I think our second is being motivated simply because he wants to be a big boy like his brother. We've had the potty out for a while now and let him sit on it when he wanted with no expectation for anything yet. The hope has been that we would work on potty training at some point before he's three and the new baby comes along (I really don't like having 2 in diapers). Last weekend, he shouted to me from the bathroom, "Mommy, I peed!" and I had this little naked boy running excitedly around the house. Sure enough, on his own initiative, he had ripped off his diaper and peed in the potty. I was shocked. And very excited. The next day I went searching for training pants. The thick white cotton kind. He told me he wanted to wear underwear - so that's what we did. He wears the training pants first with pair of little underwear over top. He's extremely proud of this. At this point we are only doing this while we are at home. He hasn't yet gone potty at daycare and we're not pushing it. He's still wearing a diaper when we go out because I don't think he's ready for that next step yet. Once he's a little more consistent with using underwear and making it successfully to the potty then we'll venture out diaperless.
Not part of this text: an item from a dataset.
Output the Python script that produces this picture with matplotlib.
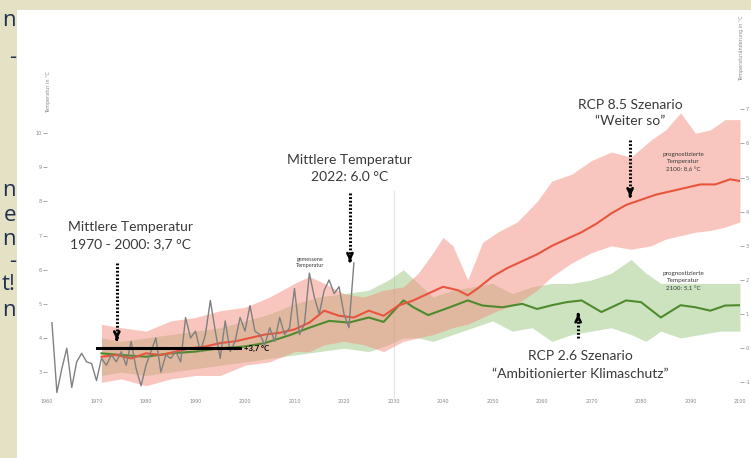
import numpy as np
import matplotlib.pyplot as plt
from matplotlib.patches import Rectangle

# measured annual mean temperature (grey line)
obs_years = list(range(1961, 2023))
obs_temp = [4.45, 2.4, 3.1, 3.7, 2.55, 3.3, 3.55, 3.3, 3.25, 2.75,
            3.4, 3.2, 3.5, 3.3, 3.6, 3.2, 3.9, 3.1, 2.6, 3.2,
            3.6, 4.0, 3.0, 3.5, 3.4, 3.6, 3.3, 4.6, 4.0, 4.2,
            3.6, 4.1, 5.1, 4.2, 3.4, 4.5, 3.6, 3.9, 4.6, 4.2,
            4.95, 4.2, 4.1, 3.8, 4.3, 3.9, 4.6, 4.1, 4.3, 5.45,
            4.1, 4.4, 5.9, 5.2, 4.7, 5.4, 5.7, 5.3, 5.5, 4.7,
            4.3, 6.2]

# RCP 8.5 mean
r85_years = [1971, 1974, 1977, 1980, 1983, 1986, 1989, 1992, 1995, 1998,
             2001, 2004, 2007, 2010, 2013, 2016, 2019, 2022, 2025, 2028,
             2031, 2034, 2037, 2040, 2043, 2045, 2047, 2050, 2053, 2056,
             2059, 2062, 2065, 2068, 2071, 2074, 2077, 2080, 2083, 2086,
             2089, 2092, 2095, 2098, 2100]
r85_mean = [3.45, 3.5, 3.4, 3.55, 3.5, 3.6, 3.7, 3.75, 3.85, 3.9,
            4.0, 4.1, 4.15, 4.25, 4.45, 4.8, 4.65, 4.6, 4.8, 4.65,
            4.95, 5.1, 5.3, 5.5, 5.4, 5.25, 5.45, 5.8, 6.05, 6.25,
            6.45, 6.7, 6.9, 7.1, 7.35, 7.65, 7.9, 8.05, 8.2, 8.3,
            8.4, 8.5, 8.5, 8.65, 8.6]

# RCP 8.5 range
r85_band_years = [1971, 1975, 1980, 1985, 1990, 1995, 2000, 2005, 2010, 2013,
                  2016, 2020, 2024, 2028, 2032, 2035, 2038, 2040, 2042, 2045,
                  2048, 2051, 2055, 2059, 2062, 2066, 2070, 2074, 2078, 2082,
                  2085, 2088, 2091, 2094, 2097, 2100]
r85_low = [2.7, 2.8, 2.6, 2.8, 2.9, 2.9, 3.2, 3.3, 3.6, 3.6,
           3.8, 3.9, 3.8, 3.6, 3.9, 4.0, 4.1, 4.2, 4.3, 4.4,
           4.6, 4.8, 5.0, 5.4, 5.8, 6.2, 6.5, 6.7, 6.6, 6.7,
           6.9, 7.0, 7.1, 7.15, 7.25, 7.4]
r85_high = [4.4, 4.3, 4.2, 4.5, 4.6, 4.8, 4.9, 5.2, 5.6, 5.8,
            5.6, 5.3, 5.2, 5.4, 5.5, 5.9, 6.5, 6.95, 6.7, 5.7,
            6.8, 7.1, 7.4, 8.0, 8.6, 8.8, 9.2, 9.45, 9.3, 9.8,
            10.1, 10.6, 10.0, 10.1, 10.4, 10.4]

# RCP 2.6 mean
r26_years = [1971, 1975, 1980, 1985, 1990, 1995, 2000, 2004, 2009, 2013,
             2017, 2021, 2025, 2028, 2032, 2034, 2037, 2041, 2045, 2048,
             2052, 2056, 2059, 2062, 2065, 2068, 2072, 2077, 2080, 2084,
             2088, 2091, 2094, 2097, 2100]
r26_mean = [3.55, 3.5, 3.45, 3.55, 3.6, 3.7, 3.75, 3.85, 4.08, 4.3,
            4.5, 4.45, 4.6, 4.47, 5.1, 4.9, 4.67, 4.88, 5.1, 4.95,
            4.9, 5.0, 4.85, 4.96, 5.05, 5.1, 4.76, 5.1, 5.05, 4.6,
            4.96, 4.9, 4.8, 4.95, 4.96]

# RCP 2.6 range
r26_band_years = [1971, 1975, 1980, 1985, 1990, 1995, 2000, 2005, 2010, 2015,
                  2020, 2025, 2029, 2032, 2035, 2038, 2042, 2046, 2050, 2054,
                  2058, 2062, 2066, 2070, 2074, 2078, 2081, 2084, 2088, 2092,
                  2096, 2100]
r26_low = [2.9, 3.0, 2.9, 3.0, 3.1, 3.2, 3.3, 3.4, 3.5, 3.6,
           3.7, 3.6, 3.8, 4.0, 4.0, 3.9, 4.1, 4.3, 4.5, 4.2,
           4.3, 3.9, 4.1, 4.2, 4.3, 4.1, 3.9, 4.2, 4.0, 4.1,
           4.2, 4.2]
r26_high = [4.0, 3.9, 4.0, 4.1, 4.2, 4.3, 4.5, 4.7, 5.0, 5.2,
            5.3, 5.4, 5.7, 6.0, 5.6, 5.2, 5.4, 5.5, 5.6, 5.3,
            5.5, 5.6, 5.6, 5.7, 5.9, 6.3, 5.9, 5.6, 5.6, 5.6,
            5.6, 5.6]

ref_period = [1970, 1999]
ref_mean = 3.7

x_ticks = list(range(1960, 2101, 10))
left_ticks = [3, 4, 5, 6, 7, 8, 9, 10]
right_ticks = [-1, 0, 1, 2, 3, 4, 5, 6, 7]

W, H = 751, 458
fig = plt.figure(figsize=(W / 100, H / 100), dpi=100)
fig.patch.set_facecolor("#e4e1c5")
navy = "#1f2f4f"

# clipped text of the surrounding page
fig.text(0.02, 1.0 + 5 / H, "Temperaturprognose  (Temperaturentwicklung und Szenarien)",
         fontsize=15, color=navy, va="baseline", ha="left", family="Open Sans")
side = [("n", 20), ("-", 58), ("n", 191), ("e", 215), ("n", 239), ("-", 262), ("t!", 285), ("n", 311)]
for ch, yp in side:
    fig.text(16 / W, 1 - yp / H, ch, fontsize=16, color=navy, ha="right", va="center",
             family="Open Sans")

fig.patches.append(Rectangle((17 / W, 0), 1, 1 - 10 / H, transform=fig.transFigure,
                             facecolor="white", edgecolor="none", zorder=-10))

ax = fig.add_axes([47 / W, (H - 398) / H, (740 - 47) / W, (398 - 20) / H])
ax.set_facecolor("none")
ax.set_xlim(1960, 2100)
ax.set_ylim(2.24, 13.32)
for s in ax.spines.values():
    s.set_visible(False)

txt = "#3a3a3a"
font = "Lato"

ax.fill_between(r26_band_years, r26_low, r26_high, color="#9cc882", alpha=0.5, lw=0, zorder=1)
ax.fill_between(r85_band_years, r85_low, r85_high, color="#f28e7f", alpha=0.5, lw=0, zorder=2)
ax.plot(r26_years, r26_mean, color="#4f8a2e", lw=1.5, zorder=3)
ax.plot(r85_years, r85_mean, color="#e8553e", lw=1.5, zorder=3)
ax.plot(obs_years, obs_temp, color="#808080", lw=1.0, zorder=4)
ax.plot(ref_period, [ref_mean, ref_mean], color="black", lw=2.2, zorder=5)
ax.plot([2030, 2030], [2.24, 8.3], color="#e2e2e2", lw=0.8, zorder=0)

ax.text(1999.8, ref_mean, "+3,7 °C", fontsize=5.5, fontweight="bold", color="black",
        va="center", ha="left", family=font)


def dotted_arrow(x, y0, y1):
    ax.plot([x, x], [y0, y1], color="black", lw=2.2, ls=(0, (0.6, 0.6)), zorder=6)
    d = 0.01 if y1 < y0 else -0.01
    ax.annotate("", xy=(x, y1), xytext=(x, y1 + d),
                arrowprops=dict(arrowstyle="->", color="black", lw=2, mutation_scale=9),
                zorder=6)


dotted_arrow(1974.1, 6.2, 3.95)
dotted_arrow(2021.2, 8.25, 6.25)
dotted_arrow(2077.8, 9.8, 8.15)
dotted_arrow(2067.3, 4.0, 4.7)

ax.text(1976.8, 6.99, "Mittlere Temperatur\n1970 - 2000: 3,7 °C", fontsize=10, color=txt,
        ha="center", va="center", linespacing=1.5, family=font)
ax.text(2021.2, 8.97, "Mittlere Temperatur\n2022: 6.0 °C", fontsize=10, color=txt,
        ha="center", va="center", linespacing=1.5, family=font)
ax.text(2077.8, 10.6, "RCP 8.5 Szenario\n\u201cWeiter so\u201d", fontsize=10, color=txt,
        ha="center", va="center", linespacing=1.4, family=font)
ax.text(2067.7, 3.2, "RCP 2.6 Szenario\n\u201cAmbitionierter Klimaschutz\u201d", fontsize=10,
        color=txt, ha="center", va="center", linespacing=1.6, family=font)
ax.text(2088.5, 9.16, "prognostizierte\nTemperatur\n2100: 8,6 °C", fontsize=4.5, color=txt,
        ha="center", va="center", linespacing=1.5, family=font)
ax.text(2088.5, 5.67, "prognostizierte\nTemperatur\n2100: 5,1 °C", fontsize=4.5, color=txt,
        ha="center", va="center", linespacing=1.5, family=font)
ax.text(2013.1, 6.22, "gemessene\nTemperatur", fontsize=4, color=txt,
        ha="center", va="center", linespacing=1.3, family=font)

ax.set_xticks(x_ticks)
ax.set_xticklabels([str(v) for v in x_ticks])
ax.tick_params(axis="x", length=0, labelsize=3.5, labelcolor="#888888", pad=1)
ax.set_yticks(left_ticks)
ax.set_yticklabels([str(v) for v in left_ticks])
ax.tick_params(axis="y", length=3, width=0.6, color="#999999", labelsize=3.5,
               labelcolor="#888888", pad=1)
ax.text(1960.3, 11.2, "Temperatur in °C", rotation=90, fontsize=3.5, color="#888888",
        ha="center", va="center")

sec = ax.secondary_yaxis("right", functions=(lambda v: v - ref_mean, lambda a: a + ref_mean))
sec.set_yticks(right_ticks)
sec.set_yticklabels([str(v) for v in right_ticks])
sec.tick_params(length=3, width=0.6, color="#999999", labelsize=3.5, labelcolor="#888888", pad=1)
for s in sec.spines.values():
    s.set_visible(False)
fig.text(742 / W, 1 - 48 / H, "Temperaturänderung in °C", rotation=90, fontsize=3.5,
         color="#888888", ha="center", va="center")

fig.savefig("out.png", dpi=100, facecolor=fig.get_facecolor())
How has it gone since that first time last Saturday? Pretty good. He's gone potty at least once or twice each day when we've been home. The times where he hasn't quite made it there, he's almost made it and told me he has to pee or has run into the bathroom and just didn't quite give himself enough time. We're taking the stance of being relaxed and encouraging about it. It's a learning process. We know he's starting to pick up his own body cues which is great, and now it's just a matter of putting it all together. Sure there's extra laundry to do, but it's to be expected at any stage of potty training (just wait until it's sheets for night training, then the extra pants won't seem like much). At this point we're not buying him pull-ups, but that's not to say we won't at some later point. I like that he feels wet immediately with the training pants, but they soak up enough that it doesn't leave a mess behind. Training pants can be harder to find these days (not like when we were kids and that's all the option our parents had), I believe I found ours at Zellers. They are basically a thick underwear, made out of a similar material to long johns.
As with anything potty training is something that you need to find what works best for you and your child. I don't think there is a perfect way to do it. Just take a deep breath and relax, everyone gets it eventually.